Now I mentioned in those previous articles that if you turned Cisco's non-GAAP earnings into GAAP ones, Cisco's P/E would be roughly in-line with Intel and Microsoft. Right now, Cisco's GAAP P/E would be a little lower, around the 12 area and Apple. Does that make Cisco a strong buy? Well, it really just lumps Cisco in with the pack. Cisco doesn't have the strongest growth, the strongest buyback, or the highest yield, and trades at a similar valuation. You really are getting what you pay for, but you could basically get the same total package with many of these other names. For Cisco to really stand out, it needs to improve on one of two items that I've specifically discussed today: dividend yield or growth.
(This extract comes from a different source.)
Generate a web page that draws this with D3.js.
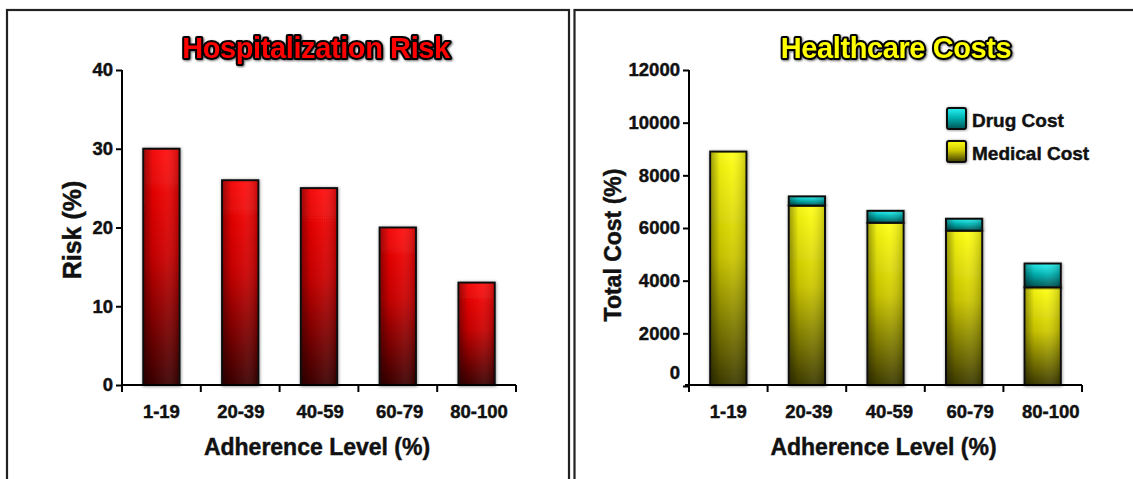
<!DOCTYPE html>
<html>
<head>
<meta charset="utf-8">
<script src="https://cdn.jsdelivr.net/npm/d3@7"></script>
<style>
  html, body { margin: 0; padding: 0; background: #fff; }
  svg { display: block; font-family: "Liberation Sans", Arial, sans-serif; font-weight: bold; }
  .lbl { fill: #111; stroke: #111; stroke-width: 0.45px; }
</style>
</head>
<body>
<svg id="chart" width="1133" height="479"></svg>
<script>
// Adherence groups shared by both panels
const categories = ["1-19", "20-39", "40-59", "60-79", "80-100"];

// Hospitalization risk (%) per adherence group
const riskValues = [30, 26, 25, 20, 13];
const riskTicks = [0, 10, 20, 30, 40];

// Healthcare costs, stacked: medical cost at the bottom, drug cost on top
const medicalCost = [8900, 6850, 6200, 5900, 3750];
const drugCost = [0, 350, 450, 450, 900];
const costTicks = [0, 2000, 4000, 6000, 8000, 10000, 12000];

const seriesNames = ["Medical Cost", "Drug Cost"];
const legendNames = ["Drug Cost", "Medical Cost"];

const svg = d3.select("#chart");
const defs = svg.append("defs");

// Vertical shading: bright at the top, dark at the bottom
function vGradient(id, top, mid, bottom) {
  const g = defs.append("linearGradient").attr("id", id)
    .attr("x1", 0).attr("y1", 0).attr("x2", 0).attr("y2", 1);
  g.append("stop").attr("offset", "0%").attr("stop-color", top);
  g.append("stop").attr("offset", "45%").attr("stop-color", mid);
  g.append("stop").attr("offset", "100%").attr("stop-color", bottom);
}
vGradient("redFill", "#ff0a0a", "#cc0000", "#3c0000");
vGradient("yellowFill", "#ffff14", "#cdc800", "#3e3b00");
vGradient("cyanFill", "#2af2f2", "#00b4b4", "#005454");

// Horizontal sheen laid over each bar: darker edges, clearer middle
const sheen = defs.append("linearGradient").attr("id", "sheen")
  .attr("x1", 0).attr("y1", 0).attr("x2", 1).attr("y2", 0);
sheen.append("stop").attr("offset", "0%").attr("stop-color", "#000").attr("stop-opacity", 0.35);
sheen.append("stop").attr("offset", "25%").attr("stop-color", "#000").attr("stop-opacity", 0.05);
sheen.append("stop").attr("offset", "60%").attr("stop-color", "#fff").attr("stop-opacity", 0.05);
sheen.append("stop").attr("offset", "100%").attr("stop-color", "#000").attr("stop-opacity", 0.2);

const shadow = defs.append("filter").attr("id", "barShadow")
  .attr("x", "-30%").attr("y", "-10%").attr("width", "160%").attr("height", "120%");
shadow.append("feDropShadow").attr("dx", 0.5).attr("dy", 0.5)
  .attr("stdDeviation", 1.4).attr("flood-color", "#000").attr("flood-opacity", 0.45);

const titleGlow = defs.append("filter").attr("id", "titleGlow")
  .attr("x", "-5%").attr("y", "-30%").attr("width", "110%").attr("height", "160%");
titleGlow.append("feGaussianBlur").attr("in", "SourceAlpha").attr("stdDeviation", 1.3).attr("result", "b");
titleGlow.append("feOffset").attr("in", "b").attr("dx", 0.5).attr("dy", 0.5).attr("result", "o");
titleGlow.append("feComponentTransfer").attr("in", "o").attr("result", "s")
  .append("feFuncA").attr("type", "linear").attr("slope", 0.6);
const tm = titleGlow.append("feMerge");
tm.append("feMergeNode").attr("in", "s");
tm.append("feMergeNode").attr("in", "SourceGraphic");

// Panel frames
svg.append("rect").attr("x", 7).attr("y", 10).attr("width", 562).attr("height", 520)
  .attr("fill", "none").attr("stroke", "#222").attr("stroke-width", 2.2);
svg.append("rect").attr("x", 574.5).attr("y", 10).attr("width", 600).attr("height", 520)
  .attr("fill", "none").attr("stroke", "#222").attr("stroke-width", 2.2);

function drawPanel(opt) {
  const g = svg.append("g");
  const x = d3.scaleBand().domain(categories)
    .range([opt.left, opt.right]).paddingInner(0.54).paddingOuter(0.27);
  const y = d3.scaleLinear().domain(opt.domain).range([opt.base, 70]);

  // Bars
  opt.drawBars(g, x, y);

  // Y axis
  const ya = g.append("g").attr("transform", `translate(${opt.left},0)`)
    .call(d3.axisLeft(y).tickValues(opt.ticks).tickFormat(d3.format("d"))
      .tickSize(6).tickPadding(3).tickSizeOuter(0));
  ya.select(".domain").attr("stroke", "#000").attr("stroke-width", 2)
    .attr("d", `M0,385V${y(opt.domain[1])}`);
  ya.selectAll(".tick line").attr("stroke", "#000").attr("stroke-width", 2);
  ya.selectAll(".tick text").attr("class", "lbl").attr("fill", null)
    .style("font-size", "18.5px").style("font-weight", "bold")
    .attr("dy", d => d === 0 ? (opt.zeroLift ? "-0.4em" : "0.32em") : "0.32em");

  // X axis: line with boundary ticks between groups, labels centred under bars
  const xa = g.append("g").attr("transform", "translate(0,385)");
  xa.append("line").attr("x1", opt.left - opt.axisLead).attr("x2", opt.right)
    .attr("stroke", "#000").attr("stroke-width", 2);
  const bounds = d3.range(categories.length + 1).map(i => opt.left + i * x.step());
  xa.selectAll("line.b").data(bounds).join("line").attr("class", "b")
    .attr("x1", d => d).attr("x2", d => d).attr("y1", 0).attr("y2", 7)
    .attr("stroke", "#000").attr("stroke-width", 2);
  xa.selectAll("text").data(categories).join("text").attr("class", "lbl")
    .attr("x", (d, i) => x(d) + x.bandwidth() / 2 + i * opt.labelDrift).attr("y", 33)
    .attr("text-anchor", "middle")
    .style("font-size", "18.5px").text(d => d);

  // Axis titles
  g.append("text").attr("class", "lbl").attr("x", (opt.left + opt.right) / 2 - 2).attr("y", 455)
    .attr("text-anchor", "middle").style("font-size", "23px")
    .text("Adherence Level (%)");
  g.append("text").attr("class", "lbl")
    .attr("transform", `translate(${opt.yTitleX},${opt.yTitleY}) rotate(-90)`)
    .attr("text-anchor", "middle").style("font-size", opt.yTitleSize)
    .text(opt.yTitle);

  // Chart title with dark outline
  g.append("text").attr("x", opt.titleX).attr("y", 58).attr("text-anchor", "middle")
    .style("font-size", "29px").style("letter-spacing", "-0.4px").attr("fill", opt.titleColor)
    .attr("stroke", "#000").attr("stroke-width", 4).attr("stroke-linejoin", "round")
    .attr("paint-order", "stroke").attr("filter", "url(#titleGlow)")
    .text(opt.title);
  return { g, x, y };
}

// Left panel: hospitalization risk
drawPanel({
  left: 122, right: 516, base: 385, domain: [0, 40], ticks: riskTicks, axisLead: 0,
  labelDrift: 0.6,
  yTitle: "Risk (%)", yTitleX: 81, yTitleY: 230, yTitleSize: "25px",
  title: "Hospitalization Risk", titleX: 316, titleColor: "#ff0000",
  drawBars(g, x, y) {
    const bars = g.selectAll("g.bar").data(categories).join("g").attr("class", "bar");
    bars.append("rect")
      .attr("x", d => x(d)).attr("width", x.bandwidth())
      .attr("y", (d, i) => y(riskValues[i])).attr("height", (d, i) => y(0) - y(riskValues[i]))
      .attr("fill", "url(#redFill)").attr("stroke", "#111").attr("stroke-width", 2)
      .attr("filter", "url(#barShadow)");
    bars.append("rect")
      .attr("x", d => x(d) + 1).attr("width", x.bandwidth() - 2)
      .attr("y", (d, i) => y(riskValues[i]) + 1).attr("height", (d, i) => y(0) - y(riskValues[i]) - 2)
      .attr("fill", "url(#sheen)");
  }
});

// Right panel: stacked healthcare costs
drawPanel({
  left: 689, right: 1082, base: 386, domain: [0, 12000], ticks: costTicks, axisLead: 4,
  zeroLift: true, labelDrift: 2,
  yTitle: "Total Cost (%)", yTitleX: 621, yTitleY: 245, yTitleSize: "23px",
  title: "Healthcare Costs", titleX: 896, titleColor: "#ffff00",
  drawBars(g, x, y) {
    const rows = categories.map((c, i) => ({ cat: c, "Medical Cost": medicalCost[i], "Drug Cost": drugCost[i] }));
    const stacked = d3.stack().keys(seriesNames)(rows);
    const fills = { "Medical Cost": "url(#yellowFill)", "Drug Cost": "url(#cyanFill)" };
    stacked.forEach(layer => {
      const segs = layer.filter(s => s[1] - s[0] > 0);
      const sg = g.append("g");
      sg.selectAll("rect.seg").data(segs).join("rect").attr("class", "seg")
        .attr("x", d => x(d.data.cat)).attr("width", x.bandwidth())
        .attr("y", d => y(d[1])).attr("height", d => Math.min(385, y(d[0])) - y(d[1]))
        .attr("fill", fills[layer.key]).attr("stroke", "#111").attr("stroke-width", 2)
        .attr("filter", "url(#barShadow)");
      sg.selectAll("rect.sh").data(segs).join("rect").attr("class", "sh")
        .attr("x", d => x(d.data.cat) + 1).attr("width", x.bandwidth() - 2)
        .attr("y", d => y(d[1]) + 1).attr("height", d => Math.max(0, Math.min(385, y(d[0])) - y(d[1]) - 2))
        .attr("fill", "url(#sheen)");
    });
  }
});

// Legend
const legend = svg.append("g");
const legendFill = { "Drug Cost": "url(#cyanFill)", "Medical Cost": "url(#yellowFill)" };
legendNames.forEach((name, i) => {
  const ly = 108 + i * 33;
  legend.append("rect").attr("x", 947).attr("y", ly).attr("width", 19).attr("height", 21)
    .attr("rx", 2).attr("fill", legendFill[name]).attr("stroke", "#111").attr("stroke-width", 2)
    .attr("filter", "url(#barShadow)");
  legend.append("text").attr("class", "lbl").attr("x", 972).attr("y", ly + 19)
    .style("font-size", "19px").text(name);
});
</script>
</body>
</html>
If the dividend yield right now was around 3.50%, it would be a more compelling argument. If Cisco's growth was around the 6% level, it would be a stronger buy.
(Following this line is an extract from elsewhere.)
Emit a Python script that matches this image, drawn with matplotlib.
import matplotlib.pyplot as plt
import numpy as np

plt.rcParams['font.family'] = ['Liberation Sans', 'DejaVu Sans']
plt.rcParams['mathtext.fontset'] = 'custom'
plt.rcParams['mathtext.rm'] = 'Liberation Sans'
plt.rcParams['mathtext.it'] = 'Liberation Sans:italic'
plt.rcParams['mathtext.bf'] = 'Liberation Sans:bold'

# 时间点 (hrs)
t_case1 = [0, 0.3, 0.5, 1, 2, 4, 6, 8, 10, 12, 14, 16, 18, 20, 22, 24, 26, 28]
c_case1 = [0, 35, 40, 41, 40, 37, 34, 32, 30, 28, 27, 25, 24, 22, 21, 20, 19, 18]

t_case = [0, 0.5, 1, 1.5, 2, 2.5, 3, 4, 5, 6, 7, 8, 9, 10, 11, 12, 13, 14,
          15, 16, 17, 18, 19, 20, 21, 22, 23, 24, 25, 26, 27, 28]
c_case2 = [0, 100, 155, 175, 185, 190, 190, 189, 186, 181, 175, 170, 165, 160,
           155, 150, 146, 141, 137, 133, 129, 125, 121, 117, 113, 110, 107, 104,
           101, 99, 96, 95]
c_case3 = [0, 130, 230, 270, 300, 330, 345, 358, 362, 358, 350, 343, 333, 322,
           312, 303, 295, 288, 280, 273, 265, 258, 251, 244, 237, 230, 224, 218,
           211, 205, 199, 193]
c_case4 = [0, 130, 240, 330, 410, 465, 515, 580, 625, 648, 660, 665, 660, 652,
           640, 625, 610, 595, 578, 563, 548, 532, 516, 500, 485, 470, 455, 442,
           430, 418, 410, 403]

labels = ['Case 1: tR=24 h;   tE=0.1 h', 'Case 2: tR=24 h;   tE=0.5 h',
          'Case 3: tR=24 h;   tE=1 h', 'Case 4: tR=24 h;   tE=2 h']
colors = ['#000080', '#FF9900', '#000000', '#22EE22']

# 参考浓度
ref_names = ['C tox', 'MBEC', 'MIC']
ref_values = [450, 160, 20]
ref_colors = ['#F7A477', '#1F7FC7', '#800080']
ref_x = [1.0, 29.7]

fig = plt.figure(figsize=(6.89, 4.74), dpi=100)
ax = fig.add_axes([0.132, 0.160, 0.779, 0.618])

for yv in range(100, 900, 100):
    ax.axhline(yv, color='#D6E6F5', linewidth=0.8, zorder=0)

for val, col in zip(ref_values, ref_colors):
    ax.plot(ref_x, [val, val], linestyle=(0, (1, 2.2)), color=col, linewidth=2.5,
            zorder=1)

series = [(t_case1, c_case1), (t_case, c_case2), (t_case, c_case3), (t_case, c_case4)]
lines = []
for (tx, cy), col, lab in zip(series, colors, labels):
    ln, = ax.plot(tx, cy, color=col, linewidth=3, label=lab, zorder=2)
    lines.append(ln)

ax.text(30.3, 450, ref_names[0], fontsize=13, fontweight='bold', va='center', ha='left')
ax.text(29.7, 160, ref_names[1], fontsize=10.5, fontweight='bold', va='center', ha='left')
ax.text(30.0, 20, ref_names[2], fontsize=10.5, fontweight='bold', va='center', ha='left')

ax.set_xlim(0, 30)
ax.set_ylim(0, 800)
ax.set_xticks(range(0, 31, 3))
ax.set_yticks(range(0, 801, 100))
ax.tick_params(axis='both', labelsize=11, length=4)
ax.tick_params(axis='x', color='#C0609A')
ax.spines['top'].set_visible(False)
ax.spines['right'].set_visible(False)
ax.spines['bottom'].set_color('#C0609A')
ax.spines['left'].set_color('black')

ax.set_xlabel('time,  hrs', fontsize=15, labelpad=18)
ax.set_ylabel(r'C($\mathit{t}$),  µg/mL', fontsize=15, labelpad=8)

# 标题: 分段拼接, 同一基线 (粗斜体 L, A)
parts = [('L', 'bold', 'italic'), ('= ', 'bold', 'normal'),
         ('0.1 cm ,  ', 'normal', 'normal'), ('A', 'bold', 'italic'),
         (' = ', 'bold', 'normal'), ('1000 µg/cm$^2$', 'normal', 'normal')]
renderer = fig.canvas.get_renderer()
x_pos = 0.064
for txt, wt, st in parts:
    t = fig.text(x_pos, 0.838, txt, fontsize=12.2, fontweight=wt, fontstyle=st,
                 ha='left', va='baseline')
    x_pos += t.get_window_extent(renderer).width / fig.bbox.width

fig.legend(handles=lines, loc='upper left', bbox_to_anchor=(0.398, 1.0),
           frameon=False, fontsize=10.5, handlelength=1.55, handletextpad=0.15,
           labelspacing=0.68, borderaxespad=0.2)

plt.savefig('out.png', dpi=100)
Cisco's dividend yield crossed the 3% level on Tuesday as the networking giant has seen its stock underperform the tech space in recent months. Poor guidance at the last report has caused the stock to lose a large share of its yearly gains. The company does have a decent dividend and buyback, but there is no separation from many other top level tech names. Cisco either needs to boost its dividend or its revenue/earnings growth to separate it from the pack. A 3% yield is a normally a good place for investors to start a position, but I wouldn't make this a large position just yet. Cisco needs to get investors excited, and maybe that comes on November 13th with the Q1 report. For now, Cisco is a decent dividend play, but there are plenty of those in top tier tech land.
Additional disclosure: Investors are always reminded that before making any investment, you should do your own proper due diligence on any name directly or indirectly mentioned in this article. Investors should also consider seeking advice from a broker or financial adviser before making any investment decisions. Any material in this article should be considered general information, and not relied on as a formal investment recommendation.